Des soutiens actifs, une défense combative
Face à ces accusations et sanctions, Pierre-Michel Roux s’est toujours montré combatif. Au moment de la publication du rapport de l’ARS, il s’indignait : « Refuser d’opérer [certains] malades aurait en effet amélioré les statistiques (…). Mais nous avons fait le choix d’opérer des patients et non des statistiques ». Puis, au moment du choix du CNG, il réprouvait : « La décision du CNG montre que plus aucun médecin de France ne peut prendre une décision thérapeutique, même en urgence, sans l’avis de l’administration ». Le praticien a par ailleurs été rapidement soutenu par de nombreux anciens patients et une partie de ses collègues. L’association Metz a du cœur constituée par un malade opéré par le docteur Roux, Hubert de Chevigny compte ainsi 650 adhérents, tandis que le Comité de défense au Docteur Roux, présidé par le docteur Michel Boursier cardiologue et praticien hospitalier compte 280 membres professionnels de santé. « Dans cette histoire nous sommes en présence d’un dérapage administratif » a toujours défendu le docteur Michel Boursier, cité récemment sur le site La Semaine.fr.Sanction disproportionnée
Très vite, la lourdeur de la sanction a semblé susciter quelques doutes. Outre l’absence de cohésion entre la décision de la direction du CNG et les recommandations du conseil de discipline (qui avait plaidé pour une mutation) le refus du Conseil de l’Ordre de Moselle d’entamer une procédure disciplinaire contre le praticien a sonné comme un indice supplémentaire d’un désaccord avec les sanctions prises.
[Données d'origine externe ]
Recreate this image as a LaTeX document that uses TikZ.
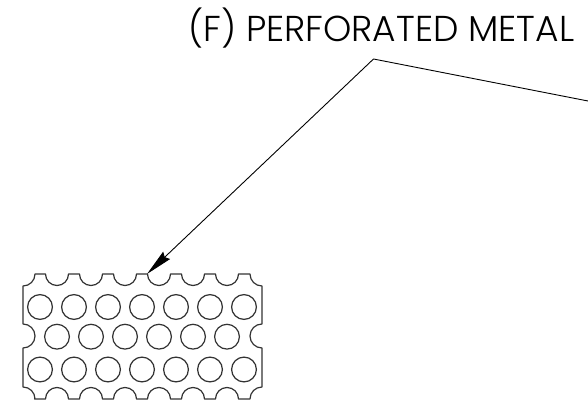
\documentclass[tikz,border=0pt]{standalone}
\usepackage{fontspec}
\setmainfont{Poppins}[UprightFont=* Light]
\usetikzlibrary{arrows.meta}
\tikzset{
 plate/.style={draw=black!80,line width=1.2pt,line join=round},
 hole/.style={draw=black!80,line width=1.2pt},
 leader/.style={draw=black,line width=0.9pt},
 label/.style={inner sep=0pt,anchor=base west,font=\fontsize{36}{40}\selectfont,text=black}
}
\begin{document}
\begin{tikzpicture}[x=1pt,y=-1pt]
\useasboundingbox (0,0) rectangle (588,406);
\node[label] (title) at (188,41.5) {(F) PERFORATED METAL};
\coordinate (elbow) at (373.5,59);
\coordinate (free) at (588,101);
\coordinate (tip) at (147,274);
\draw[leader,-{Stealth[length=27pt,width=10pt,inset=2.5pt]}] (free) -- (elbow) -- (tip);
% plate outline
\draw[plate] (23,286) arc[start angle=270,end angle=360,radius=12pt] -- (45.5,274)
 \foreach \k in {0,...,5} {
   arc[start angle=180,end angle=360,radius=11.5pt] -- ++(11,0)
 }
 -- (250,274) arc[start angle=180,end angle=270,radius=12pt]
 -- (262,324) arc[start angle=90,end angle=270,radius=12pt]
 -- (262,387) arc[start angle=90,end angle=180,radius=12pt]
 -- (238.5,399)
 \foreach \k in {0,...,5} {
   arc[start angle=0,end angle=180,radius=11.5pt] -- ++(-11,0)
 }
 -- (35,399) arc[start angle=0,end angle=90,radius=12pt]
 -- (23,348) arc[start angle=270,end angle=450,radius=12pt]
 -- cycle;
\foreach \k in {0,...,6} {
  \draw[hole] (40+34*\k,307) circle[radius=12.4pt];
  \draw[hole] (40+34*\k,369.5) circle[radius=12.4pt];
}
\foreach \k in {0,...,5} {
  \draw[hole] (57+34*\k,336.7) circle[radius=12.4pt];
}
\end{tikzpicture}
\end{document}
Cependant, pour faire reconnaître cette appréciation, le docteur Roux a dû franchir de nombreuses étapes judiciaires. Après une confirmation de la décision du CNG par le tribunal administratif en première instance, la Cour administrative d’appel de Nancy a annulé la révocation fin 2014. Mais le Conseil d’État a, au début de l’année 2017, invalidé la décision de la cour administrative de Nancy en raison d’un vice de procédure. Le retour devant la cour administrative d’appel de Nancy permet enfin au praticien d’obtenir définitivement gain de cause. Les magistrats ont en effet considéré que les manquements réels existant dans la gestion de l’activité de chirurgie cardiaque de l’hôpital de Metz ne justifiaient cependant pas « la sanction de la révocation qui, en l’espèce, était disproportionnée ».Les juges ont pris acte des données contradictoires présentées par le praticien, relativisant les chiffres catastrophiques de mortalité du service. La cour d’appel a également considéré que l’administration n’avait pas pu apporter la preuve d’un « comportement fautif » et notamment la réalisation de « nombreuses interventions comportant une proportion importante de gestes opératoires complexes et longs ». De même, l’administration n’a pas pu démontrer que le praticien avait réellement méconnu la capacité du centre hospitalier et les conditions de prise en charge du service de réanimation. Cependant, les griefs concernant l’absence de prise « en compte [des] avantages, inconvénients et conséquences des opérations qu’il proposait à ses patients, y compris pour des patients à haut risque du fait de leur âge élevé et des pathologies associées qu’ils présentaient, sans examiner toutes les alternatives thérapeutiques » sont apparus justifiés. Ils pouvaient légitimer une sanction, mais sans doute pas celle prise. C’est une victoire pour le praticien, mais probablement, une victoire bien tardive ; ce qui interroge une nouvelle fois sur la lenteur coupable de la justice et sur les mécanismes de décision du CNG.